In hot weather there are two temperance drink vendors who are well known in the
City and who drive a big trade during the dinner-hour. These are the man with
"the yellow lemonade" in a big glass bottle, with the real lemon doing
duty as a cork, and the sherbet vendor. An entirely new form of liquid
refreshment for small boys has come into vogue during recent years. It is the
liquor left in the preserved pineapple tin after the slices of fruit have been
taken out. "A halfpenny a small glass" is the price usually charged.

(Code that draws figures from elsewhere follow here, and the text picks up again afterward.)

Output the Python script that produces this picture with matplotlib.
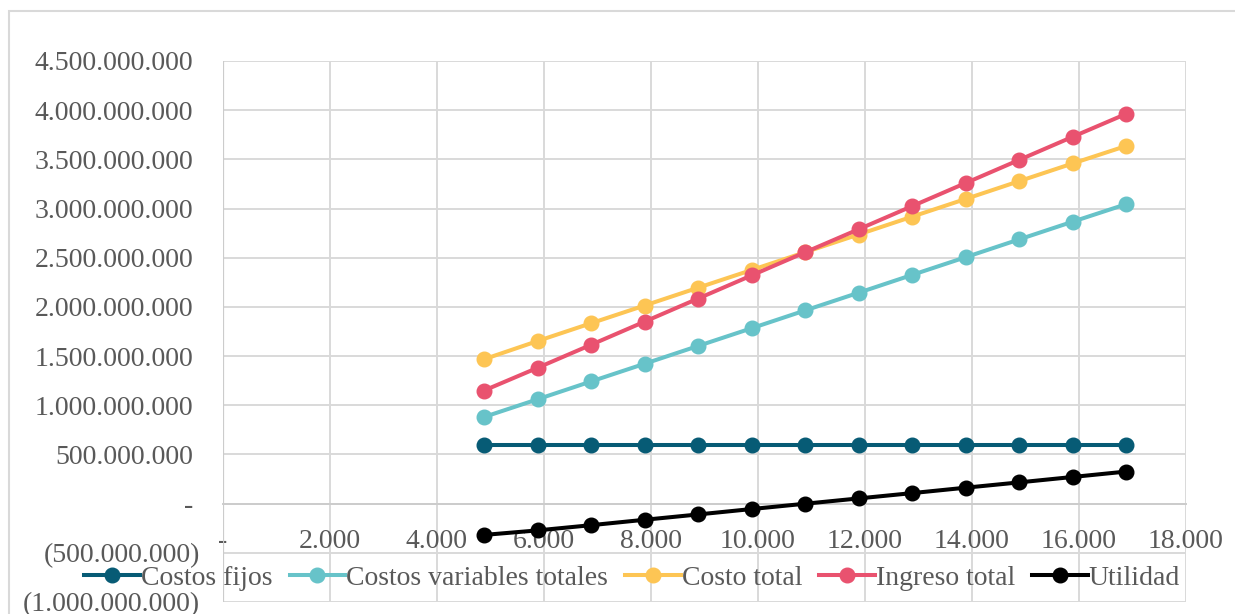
import matplotlib.pyplot as plt
from matplotlib.patches import Rectangle
from matplotlib.transforms import ScaledTranslation

# unidades producidas y vendidas
unidades = [4880, 5880, 6880, 7880, 8880, 9880, 10880, 11880, 12880, 13880, 14880, 15880, 16880]

# valores en pesos
costos_fijos = [592e6] * 13
costos_variables = [881e6, 1061e6, 1242e6, 1422e6, 1603e6, 1783e6, 1964e6,
                    2144e6, 2325e6, 2505e6, 2686e6, 2866e6, 3044e6]
costo_total = [1468e6, 1653e6, 1834e6, 2014e6, 2195e6, 2375e6, 2556e6,
               2736e6, 2917e6, 3097e6, 3278e6, 3458e6, 3636e6]
ingreso_total = [1150e6, 1381e6, 1615e6, 1850e6, 2085e6, 2320e6, 2555e6,
                 2789e6, 3024e6, 3259e6, 3494e6, 3729e6, 3962e6]
utilidad = [-318e6, -272e6, -219e6, -164e6, -110e6, -55e6, -1e6,
            53e6, 107e6, 162e6, 216e6, 271e6, 326e6]

series = [
    ("Costos fijos", costos_fijos, "#075B75"),
    ("Costos variables totales", costos_variables, "#67C3C9"),
    ("Costo total", costo_total, "#FDC554"),
    ("Ingreso total", ingreso_total, "#E9526F"),
    ("Utilidad", utilidad, "#000000"),
]

y_ticks = [-1e9, -5e8, 0, 5e8, 1e9, 1.5e9, 2e9, 2.5e9, 3e9, 3.5e9, 4e9, 4.5e9]
x_ticks = list(range(0, 18001, 2000))


def miles(v):
    if v == 0:
        return "-"
    s = "{:,.0f}".format(abs(v)).replace(",", ".")
    return "(" + s + ")" if v < 0 else s


plt.rcParams['font.family'] = ['Liberation Serif', 'DejaVu Serif']
gris = "#595959"
linea = "#D9D9D9"

fig = plt.figure(figsize=(12.35, 6.14), dpi=100)
fig.patches.append(Rectangle((9 / 1235, -0.05), 1.1, 1 - 11 / 614 + 0.05,
                             transform=fig.transFigure, fill=False,
                             edgecolor=linea, linewidth=1.5))
ax = fig.add_axes([223 / 1235, 1 - 602 / 614, (1186 - 223) / 1235, (602 - 61) / 614])

for nombre, valores, color in series:
    ax.plot(unidades, valores, color=color, linewidth=2.9, marker='o',
            markersize=10.5, label=nombre, zorder=3)

ax.set_xlim(0, 18000)
ax.set_ylim(-1e9, 4.5e9)
ax.set_xticks(x_ticks)
ax.set_xticklabels([miles(v) for v in x_ticks])
ax.set_yticks(y_ticks)
ax.set_yticklabels([miles(v) for v in y_ticks])
ax.grid(True, color=linea, linewidth=1.4)
ax.set_axisbelow(True)

for side in ['top', 'right', 'left']:
    ax.spines[side].set_visible(False)
ax.spines['bottom'].set_position(('data', 0))
ax.spines['bottom'].set_color("#CCCCCC")
ax.spines['bottom'].set_linewidth(1.4)
ax.axvline(0, color="#CCCCCC", linewidth=1.6, zorder=2)

ax.tick_params(axis='both', length=0, labelsize=20, labelcolor=gris)
ax.tick_params(axis='y', pad=21.5)
ax.tick_params(axis='x', pad=18)

# los negativos llevan el parentesis fuera de la columna
desplazar = ScaledTranslation(7 / 100, 0, fig.dpi_scale_trans)
for v, lab in zip(y_ticks, ax.get_yticklabels()):
    if v < 0:
        lab.set_transform(lab.get_transform() + desplazar)

fig.legend(loc='center', bbox_to_anchor=(0.512, 1 - 578 / 614), ncol=5,
           frameon=False, fontsize=20, labelcolor=gris, handlelength=2.0,
           handletextpad=0.05, columnspacing=0.6, borderaxespad=0,
           borderpad=0)

fig.savefig("out.png", dpi=100)
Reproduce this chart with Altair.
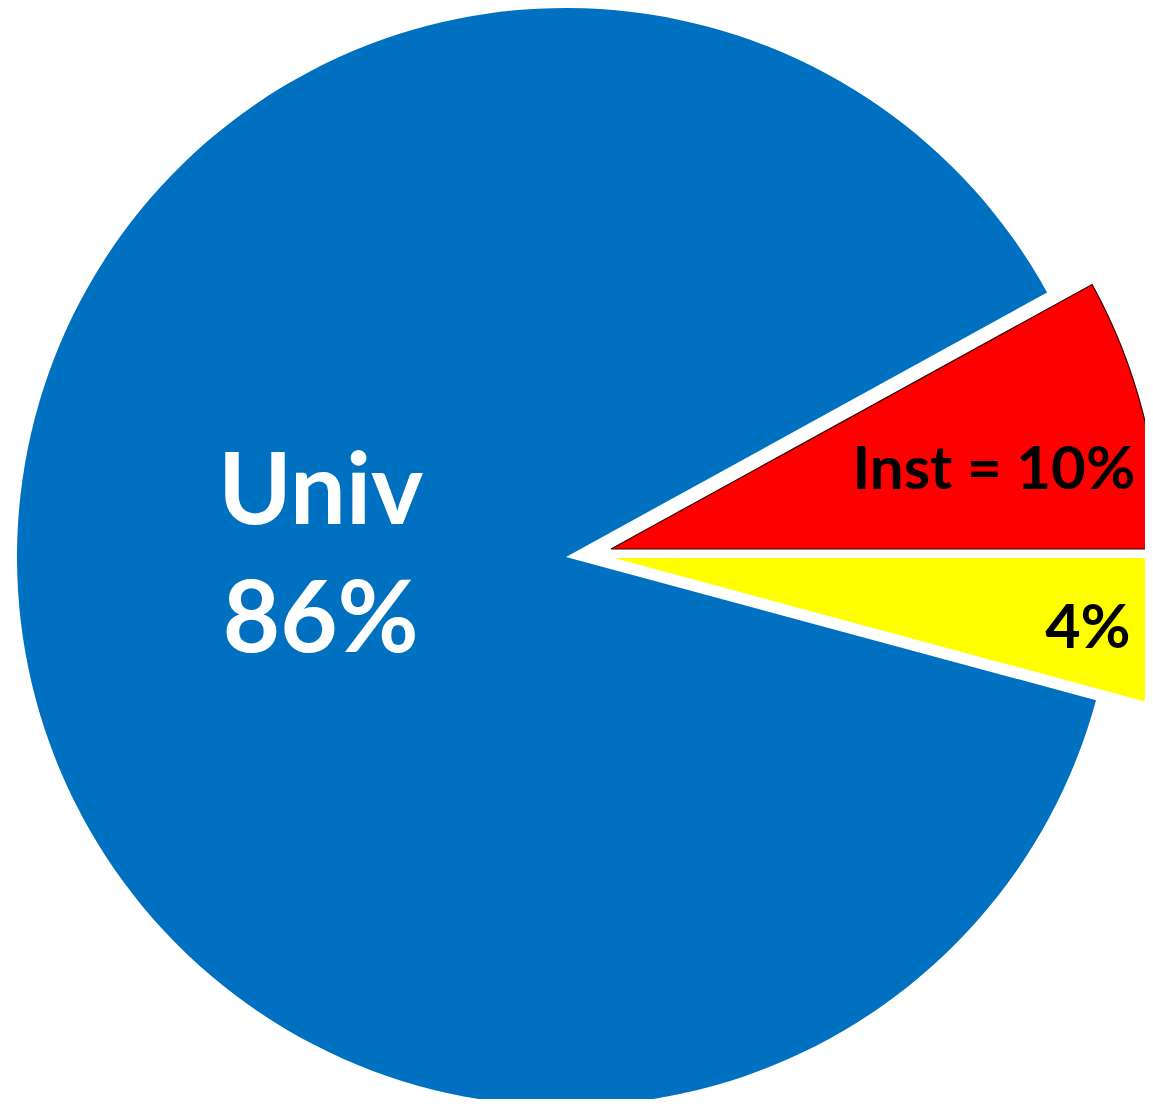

The man who sells sarsaparilla as a beverage has sometimes a gay and attractive
[-56-] vehicle fitted up for the purpose. It is gorgeously labelled in
gold, and wherever it stands draws around it an admiring crowd. "Herb
beer" is somewhat similarly retailed.
An article on London's Light Refreshments would not be
complete without a reference to the railway station buffet large and small. For
many years the pork pie and the Banbury cake were held to be the ordinary food
of the travelling Englishman. Of late years great improvements have taken place
in railway buffet catering. A spirit of humanity has animated the directors and
they no longer look upon their passengers as human ostriches. At the railway
termini of London and on the many branches of the Metropolitan and North London
system you can to-day obtain light refreshment that will sustain you between
meals without incapacitating you for the enjoyment of life for a fortnight. Tea
and coffee may be had at most of the bars at all hours and although the hard
boiled egg and the cold sausage are still displayed for the unwary and ham is
the only form of sandwich known to some caterers, many little delicacies have
been introduced, and there are signs of still further improvement.